For forgiveness is not getting off the hook. Forgiveness is getting a new life. The life of Christ, given to you. The life of Christ that will never end. Because, as St. Paul wrote, if you confess with your mouth that Jesus is Lord and believe in your heart that God raised him from the dead, you will be saved. You will be saved from the devil, from your sin, from yourself. You will be saved, not because of what you did, because you said the right words – but because of what Jesus did for you. You will be saved, for you have a Savior. Who fought for you, and won!

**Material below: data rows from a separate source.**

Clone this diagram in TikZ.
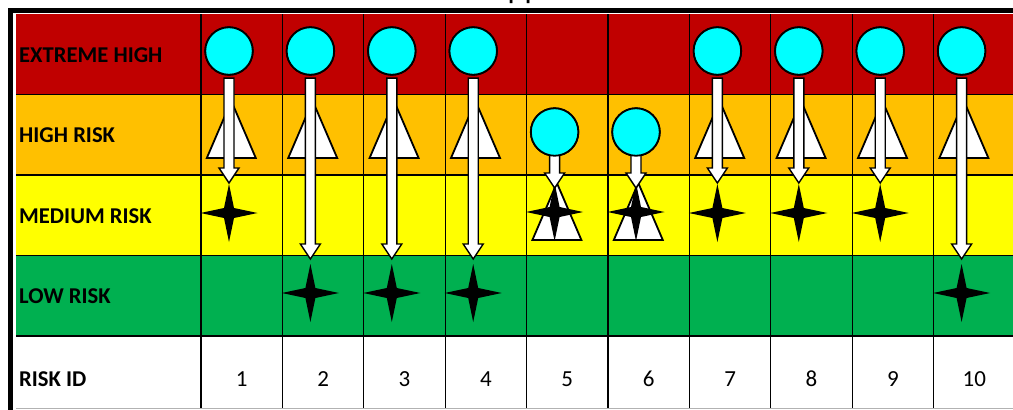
\documentclass[tikz,border=0pt]{standalone}
\usepackage{fontspec}
\setmainfont{Carlito}
\usetikzlibrary{calc}
\definecolor{xred}{RGB}{192,0,0}
\definecolor{xorange}{RGB}{255,192,0}
\definecolor{xyellow}{RGB}{255,255,0}
\definecolor{xgreen}{RGB}{0,176,80}
\definecolor{xcyan}{RGB}{0,255,255}
\tikzset{
  gridline/.style={black, line width=1.2pt},
  riskcircle/.style={circle, draw=black, line width=1.8pt, fill=xcyan, minimum size=47.5pt, inner sep=0pt},
  blockarrow/.style={draw=black, fill=white, line width=1.4pt, line join=miter},
  tribox/.style={draw=black, fill=white, line width=1.8pt, line join=miter},
  starshape/.style={fill=black},
  rowlabel/.style={anchor=base west, inner sep=0pt, font=\fontsize{22.6}{26}\selectfont\bfseries},
  idnum/.style={anchor=base, inner sep=0pt, font=\fontsize{23}{26}\selectfont}
}
\begin{document}
\begin{tikzpicture}[x=1pt,y=-1pt]
\useasboundingbox (0,0) rectangle (1013,410);
\fill[white] (0,0) rectangle (1013,410);
% title fragment (cut off at the top edge, as in the reference)
\begin{scope}
  \clip (480,0) rectangle (560,8);
  \node[anchor=base west, inner sep=0pt, font=\fontsize{32}{36}\selectfont] (title) at (507.5,-1.5) {pp};
\end{scope}
% row fills
\fill[xred]    (16,14)    rectangle (1016,94.5);
\fill[xorange] (16,94.5)  rectangle (1016,175);
\fill[xyellow] (16,175)   rectangle (1016,255.5);
\fill[xgreen]  (16,255.5) rectangle (1016,336);
\fill[white]   (16,336)   rectangle (1016,408);
% grid
\foreach \y in {94.5,175,255.5,336} \draw[gridline] (16,\y) -- (1016,\y);
\foreach \k in {0,...,9} \draw[gridline] (201+81.4*\k,14) -- (201+81.4*\k,408);
\draw[gray!60, line width=1pt] (16,408) -- (1016,408);
% outer thick border
\draw[black, line width=5pt] (8,10.8) -- (1016,10.8);
\draw[black, line width=5pt] (10.8,8) -- (10.8,410);
% row labels
\node[rowlabel] (l1) at (19,62.3)  {EXTREME HIGH};
\node[rowlabel] (l2) at (19,142.8) {HIGH RISK};
\node[rowlabel] (l3) at (19,223.3) {MEDIUM RISK};
\node[rowlabel] (l4) at (19,303.8) {LOW RISK};
\node[rowlabel] (l5) at (19,386)   {RISK ID};
% risk ids
\foreach \i in {1,...,10} \node[idnum] (n\i) at (241.7+81.4*\i-81.4,386.5) {\i};
% markers: col / circle y / star y / arrow tip y / triangle base y / arrow start offset
\foreach \i/\cy/\sy/\ty/\tb/\off in {1/51/213/183/158/2.5, 2/51/293/259/158/2.5, 3/51/293/259/158/2.5, 4/51/293/259/158/2.5, 5/132/212/188/240/-2, 6/132/212/188/240/-2, 7/51/213/183/158/2.5, 8/51/213/183/158/2.5, 9/51/213/183/158/2.5, 10/51/293/259/158/2.5}{
  \pgfmathsetmacro\cx{229+81.4*(\i-1)}
  % triangle
  \coordinate (tb\i) at (\cx+2.3,\tb);
  \draw[tribox] ($(tb\i)+(-24.5,0)$) -- ($(tb\i)+(0,-57)$) -- ($(tb\i)+(24.5,0)$) -- cycle;
  % star
  \coordinate (s\i) at (\cx,\sy);
  \fill[starshape] ($(s\i)+(0,-29)$) -- ($(s\i)+(5,-5)$) -- ($(s\i)+(28.5,0)$) -- ($(s\i)+(5,5)$) -- ($(s\i)+(0,29)$) -- ($(s\i)+(-5,5)$) -- ($(s\i)+(-28.5,0)$) -- ($(s\i)+(-5,-5)$) -- cycle;
  % circle
  \node[riskcircle] (c\i) at (\cx,\cy) {};
  % arrow from circle to star
  \coordinate (t\i) at (\cx,\ty);
  \draw[blockarrow] let \p1=($(c\i.south)+(0,\off)$), \p2=(t\i) in
    (\x1-5pt,\y1) -- (\x1+5pt,\y1) -- (\x1+5pt,\y2+15pt) -- (\x1+10pt,\y2+15pt) -- (\x2,\y2)
    -- (\x1-10pt,\y2+15pt) -- (\x1-5pt,\y2+15pt) -- cycle;
  \node[riskcircle] at (c\i) {};
}
\end{tikzpicture}
\end{document}
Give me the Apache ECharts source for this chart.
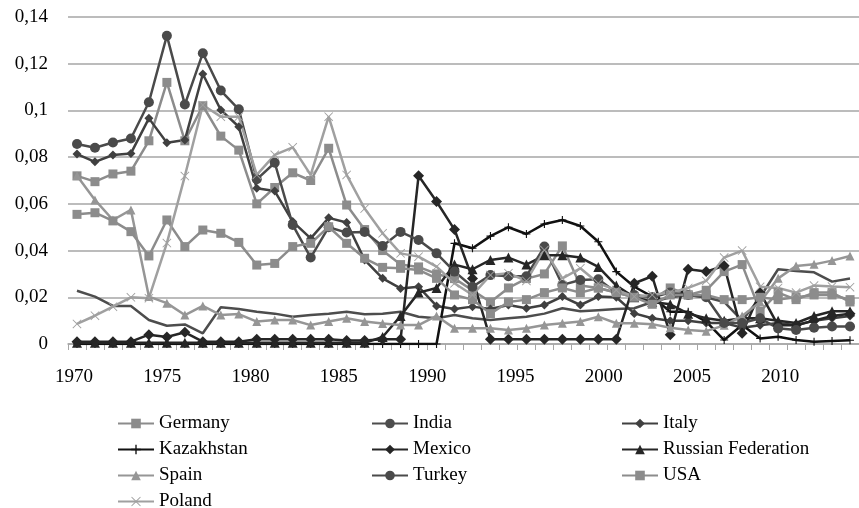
<!DOCTYPE html>
<html>
<head>
<meta charset="utf-8">
<script src="https://cdn.jsdelivr.net/npm/echarts@6/dist/echarts.min.js"></script>
<style>
  html, body { margin: 0; padding: 0; background: #fff; }
  #chart { width: 859px; height: 508px; }
</style>
</head>
<body>
<div id="chart"></div>
<script>
var years = [];
for (var y = 1970; y <= 2013; y++) years.push(String(y));
var tickYears = [1970, 1975, 1980, 1985, 1990, 1995, 2000, 2005, 2010];

var germany = [0.072,0.0695,0.0728,0.074,0.087,0.112,0.087,0.102,0.089,0.083,
  0.060,0.067,0.0733,0.070,0.0838,0.0595,0.049,0.040,0.034,0.033,
  0.030,0.028,0.023,0.018,0.024,0.028,0.030,0.042,0.025,0.024,
  0.022,0.020,0.019,0.024,0.021,0.023,0.031,0.034,0.014,
  0.022,0.019,0.022,0.022,0.018];
var usa = [0.0555,0.0562,0.0527,0.0481,0.0377,0.0531,0.0417,0.0488,0.0474,0.0435,
  0.0338,0.0345,0.0417,0.0431,0.0502,0.0431,0.0367,0.0328,0.0324,0.0317,
  0.0281,0.021,0.019,0.013,0.018,0.019,0.022,0.024,0.022,0.024,
  0.022,0.020,0.017,0.021,0.021,0.021,0.019,0.019,0.020,
  0.019,0.020,0.021,0.021,0.019];
var india = [0.0228,0.0203,0.0163,0.0163,0.0103,0.0078,0.0084,0.0046,0.0157,0.015,
  0.0138,0.013,0.0117,0.0124,0.013,0.0138,0.0127,0.013,0.0138,0.0117,
  0.011,0.0124,0.011,0.0103,0.011,0.0117,0.013,0.0153,0.014,0.0145,
  0.015,0.0153,0.018,0.020,0.021,0.020,0.018,0.010,0.020,
  0.032,0.0313,0.0307,0.0267,0.028];
var italy = [0.0813,0.078,0.0809,0.0816,0.0966,0.0862,0.0873,0.1156,0.1002,0.093,
  0.0667,0.0655,0.0524,0.0452,0.054,0.052,0.036,0.0281,0.0238,0.0245,
  0.0163,0.015,0.016,0.015,0.0167,0.0153,0.0167,0.0203,0.0167,0.0203,
  0.020,0.0131,0.011,0.010,0.010,0.009,0.009,0.007,0.008,
  0.009,0.008,0.010,0.011,0.012];
var kazakhstan = [0,0,0,0,0,0,0,0,0,0,
  0,0,0,0,0,0,0,0,0,0,
  0,0.0431,0.041,0.0462,0.050,0.0471,0.0514,0.0531,0.0505,0.0438,
  0.031,0.0245,0.0203,0.0138,0.0138,0.0096,0.0017,0.0081,0.0024,
  0.0031,0.0017,0.001,0.0013,0.0016];
var mexico = [0.001,0.001,0.001,0.001,0.004,0.003,0.005,0.001,0.001,0.001,
  0.002,0.002,0.002,0.002,0.002,0.0015,0.0015,0.002,0.002,0.072,
  0.061,0.049,0.028,0.002,0.002,0.002,0.002,0.002,0.002,0.002,
  0.002,0.026,0.029,0.004,0.032,0.031,0.0335,0.0046,0.022,
  0.008,0.008,0.010,0.012,0.013];
var russia = [0.0005,0.0005,0.0005,0.0005,0.0005,0.0005,0.0005,0.0005,0.0005,0.0005,
  0.0005,0.0005,0.0005,0.0005,0.0005,0.0005,0.0005,0.003,0.012,0.022,
  0.024,0.034,0.032,0.036,0.037,0.034,0.038,0.038,0.037,0.033,
  0.025,0.020,0.018,0.017,0.013,0.011,0.010,0.011,0.011,
  0.010,0.009,0.012,0.014,0.014];
var spain = [0.072,0.0617,0.0531,0.0574,0.0203,0.0175,0.0124,0.0163,0.0124,0.0128,
  0.0096,0.0103,0.0103,0.0081,0.0096,0.011,0.0096,0.0088,0.0081,0.0081,
  0.012,0.0067,0.0067,0.0067,0.006,0.0067,0.0081,0.0089,0.0096,0.0117,
  0.0089,0.0089,0.0085,0.007,0.006,0.0055,0.008,0.012,0.018,
  0.0281,0.0334,0.0341,0.0357,0.0377];
var turkey = [0.0856,0.084,0.0863,0.088,0.1035,0.132,0.1025,0.1245,0.1085,0.1005,
  0.0705,0.0776,0.051,0.037,0.050,0.0477,0.048,0.042,0.048,0.0445,
  0.0388,0.031,0.0245,0.0295,0.029,0.029,0.0417,0.0253,0.0274,0.0277,
  0.022,0.021,0.020,0.022,0.021,0.020,0.009,0.009,0.011,
  0.0067,0.006,0.007,0.0075,0.0075];
var poland = [0.0086,0.0121,0.016,0.020,0.0196,0.0432,0.0719,0.1023,0.0973,0.0973,
  0.0724,0.081,0.0842,0.0724,0.0973,0.0724,0.058,0.0474,0.0388,0.0374,
  0.0331,0.026,0.021,0.0295,0.0303,0.027,0.0402,0.0281,0.0324,0.026,
  0.0231,0.0203,0.021,0.022,0.024,0.027,0.037,0.040,0.0245,
  0.024,0.022,0.025,0.0246,0.0243];

var plusSym = 'path://M4.3,0H5.7V4.3H10V5.7H5.7V10H4.3V5.7H0V4.3H4.3Z';
var starSym = 'path://M0.7,0L5,4.3L9.3,0L10,0.7L5.7,5L10,9.3L9.3,10L5,5.7L0.7,10L0,9.3L4.3,5L0,0.7Z';

function line(name, data, color, symbol, size) {
  return {
    name: name,
    type: 'line',
    data: data,
    symbol: symbol,
    symbolSize: size,
    showSymbol: symbol !== 'none',
    color: color,
    lineStyle: { width: 2.5, color: color },
    itemStyle: { color: color },
    emphasis: { disabled: true }
  };
}

// one legend per entry so the three columns line up like the original
var legendPos = [
  ['Germany', 112, 409], ['India', 366, 409], ['Italy', 616, 409],
  ['Kazakhstan', 112, 435], ['Mexico', 366, 435], ['Russian Federation', 616, 435],
  ['Spain', 112, 461], ['Turkey', 366, 461], ['USA', 616, 461],
  ['Poland', 112, 487]
];
var textFont = { fontFamily: 'Liberation Serif', fontSize: 19, color: '#000' };
var legends = legendPos.map(function (p) {
  return { left: p[1], top: p[2], itemWidth: 36, itemHeight: 12, itemGap: 5,
    textStyle: textFont, data: [p[0]] };
});

// plot area: 44 yearly slots of ~18 px starting at x=68
var gridLeft = 68, gridWidth = 794;
// the year labels of the original sit on a slightly tighter scale than the points
var labelPx = 17.725, firstLabelX = 74;
var labelMin = tickYears[0] - (firstLabelX - gridLeft) / labelPx;
var labelMax = labelMin + gridWidth / labelPx;

var chart = echarts.init(document.getElementById('chart'));
chart.setOption({
  animation: false,
  grid: { left: gridLeft, top: 17, width: gridWidth, height: 327 },
  legend: legends,
  xAxis: [
    {
      type: 'category',
      data: years,
      boundaryGap: true,
      axisLine: { lineStyle: { color: '#a6a6a6', width: 1.5 } },
      axisTick: { show: true, interval: 0, length: 6, lineStyle: { color: '#a6a6a6' } },
      axisLabel: { show: false },
      splitLine: { show: false }
    },
    {
      type: 'value',
      position: 'bottom',
      min: labelMin,
      max: labelMax,
      axisLine: { show: false },
      axisTick: { show: false },
      splitLine: { show: false },
      axisLabel: {
        customValues: tickYears, margin: 24,
        fontFamily: 'Liberation Serif', fontSize: 19, color: '#000',
        formatter: function (v) { return String(Math.round(v)); }
      }
    }
  ],
  yAxis: {
    type: 'value',
    min: 0,
    max: 0.14,
    interval: 0.02,
    axisLine: { show: false },
    axisTick: { show: false },
    axisLabel: {
      margin: 20, fontFamily: 'Liberation Serif', fontSize: 19, color: '#000',
      formatter: function (v) { return String(+v.toFixed(2)).replace('.', ','); }
    },
    splitLine: { lineStyle: { color: '#a6a6a6', width: 1.5 } }
  },
  series: [
    line('Germany', germany, '#8c8c8c', 'rect', 9),
    line('India', india, '#4d4d4d', 'none', 0),
    line('Italy', italy, '#404040', 'diamond', 9),
    line('Kazakhstan', kazakhstan, '#111111', plusSym, 8),
    line('Mexico', mexico, '#262626', 'diamond', 11),
    line('Russian Federation', russia, '#262626', 'triangle', 10),
    line('Spain', spain, '#969696', 'triangle', 9),
    line('Turkey', turkey, '#4a4a4a', 'circle', 10),
    line('USA', usa, '#8c8c8c', 'rect', 9),
    line('Poland', poland, '#a0a0a0', starSym, 9)
  ]
});
</script>
</body>
</html>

 Satan will make you try to forget that, and rely on yourself. He’ll make you try to doubt it, and think yourself unworthy. He’ll try to make you think he’s your best friend and has a better way. And he will not give up. And so Jesus taught us to pray: And lead us not into temptation. And what do we mean when we pray this? Father, rescue me, for only you can. Don’t leave me on my own! Send Your Spirit to guard and keep me. Your Spirit, to lead me to Christ and keep me in Christ. In Christ, where I am safe. In Christ, where is my life and victory. In His flesh and blood – in the wilderness, on the cross, and on the altar. That I may be His own and live under Him in His kingdom and serve Him in everlasting righteousness, innocence, and blessedness. (Small Catechism, explanation to the Second Article)

Dear brothers and sisters in Christ, do not underestimate the enemy. But also remember who won. For that is the message this day. That against the devil and all his works and all his ways, we have A Mighty Fortress. A Savior, who is Christ the Lord. (Luke 2:11) In the Name of the Father, and of the (+) Son, and of the Holy Spirit. Amen.